Thursday, February 22, 2007

W. H. Auden, "In Memory of W. B. Yeats"

(d. January 1939)

I

He disappeared in the dead of winter:
The brooks were frozen, the airports almost deserted,
And snow disfigured the public statues;
The mercury sank in the mouth of the dying day.
What instrument we have agree
The day of his death was a dark cold day.

Far from his illness
The wolves ran on through the evergree forests,
The peasant river was untempted by the fasionable queys;
By mourning tongues
The death of the poet was kept from his poems.
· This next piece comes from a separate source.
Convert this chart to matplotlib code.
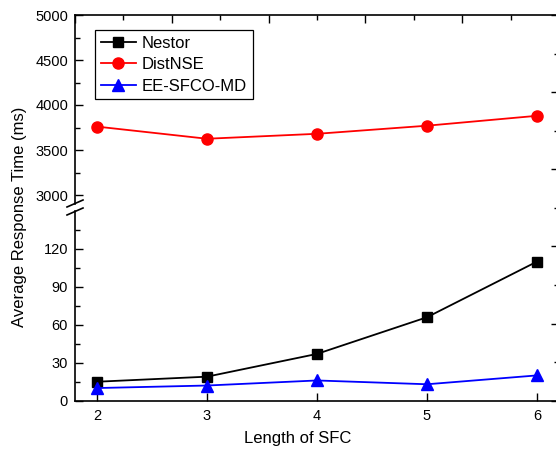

But for him it was his last afternoon as himself,
An afternoon of nurses and rumours;
The provinces of his body revolted,
The squares of his mind were empty,
Silence invaded the suburbs,
The current of his feeling failed; he became his admirers.

Now he is scattered among a hundred cities
And wholly given over to unfamiliar affections;
To find his happiness in another kind of wood
And be punished under a foreign code of conscience.
The words of a dead man
Are modified in the guts of the living.

But in the importance and noise of to-morrow
When the brokers are roaring like beasts on the floor of the Bourse,
And the poor have the sufferings to which they are fairly accustomed,
And each in the cell of himself is almost convinced of his freedom;
A few thousand will think of this day
As one thinks of a day when one did something slightly unusual.

What instrument we have agree
The day of his death was a dark cold day.

II

You were silly like us: your gift survived it all;
The parish of rich women, physical decay,
Yourself. Mad Ireland hurt you into poetry.
Now Ireland has her madness and her weather still,
For poetry makes nothing happen: it survives
In the valley of its saying where executives
Would never want to tamper, flows on south
From ranches of isolation and the busy griefs,
Raw town that we believe and die in; it survives,
A way of happening, a mouth.

III

Earth, receive an honoured guest;
William Yeats is laid to rest;
Let the Irish vessel lie
Emptied of its poetry.

Time that is intolerant
Of the brave and innocent,
And indifferent in a week
To a beatiful physique,

Worships language and forgives
Everyone by whom it lives;
Pardons cowardice, conceit,
Lays its honours at their feet.

Time that with this strange excuse
Pardoned Kipling and his views,
And will pardon Paul Claudel,
Pardons him for writing well.

In the nightmare of the dark
All the dogs of Europe bark,
And the living nations wait,
Each sequestered in its hate;

Intellectual disgrace
Stares from every human face,
And the seas of pity lie
Locked and frozen in each eye.

Follow, poet, follow right
To the bottom of the night,
With your unconstraining voice
Still persuade us to rejoice;

With the farming of a verse
Make a vineyard of the curse,
Sing of human unsuccess
In a rapture of distress;

In the deserts of the heart
Let the healing fountain start,
In the prison of his days
Teach the free man how to praise.

~

(1939)

This is, quite simply, one of the great elegies of English literature, and one of the most significant poems in the twentieth century. It gives an utterly original, riveting, and convincing account of the dissolution of an individual into the matter of history; at the same time, it gives a gloss of how history shapes and gives impetus to the individual. It sets the argument of the place of this individual as a poet, of poetry within history, the ambivalently qualified contention "poetry makes nothing happen...." It also pays homage to the courage of Yeats and poetry, whether they do good or not, or are foolish or not, in their steadfast vision of darkness as well as dedication to crafting some fruit out of darkness. Each of us, "In the prison of his days," is at the mercy of both time, history, and other forces scarcely understood by us, which rightly scare us. Those who struggle to pierce that dark by the burning of their own passion indeed deserve our praise.

3 comments:

Erin Lancaster said...

Thank you for the comment at the end - I had to analyse this at school and your comments were very handy in my powerpoint XD

Anonymous said...

It's "snow disfigured the public statues," not status.

You might also wish to mention that Auden changed his mind later in life and deleted the second through fourth stanzas of Part III.

John Guzlowski said...

One of my favorite poems, I first read it in high school before I knew who Yeats was.

The opening stanzas with their cold hard world dragged me in, and still do.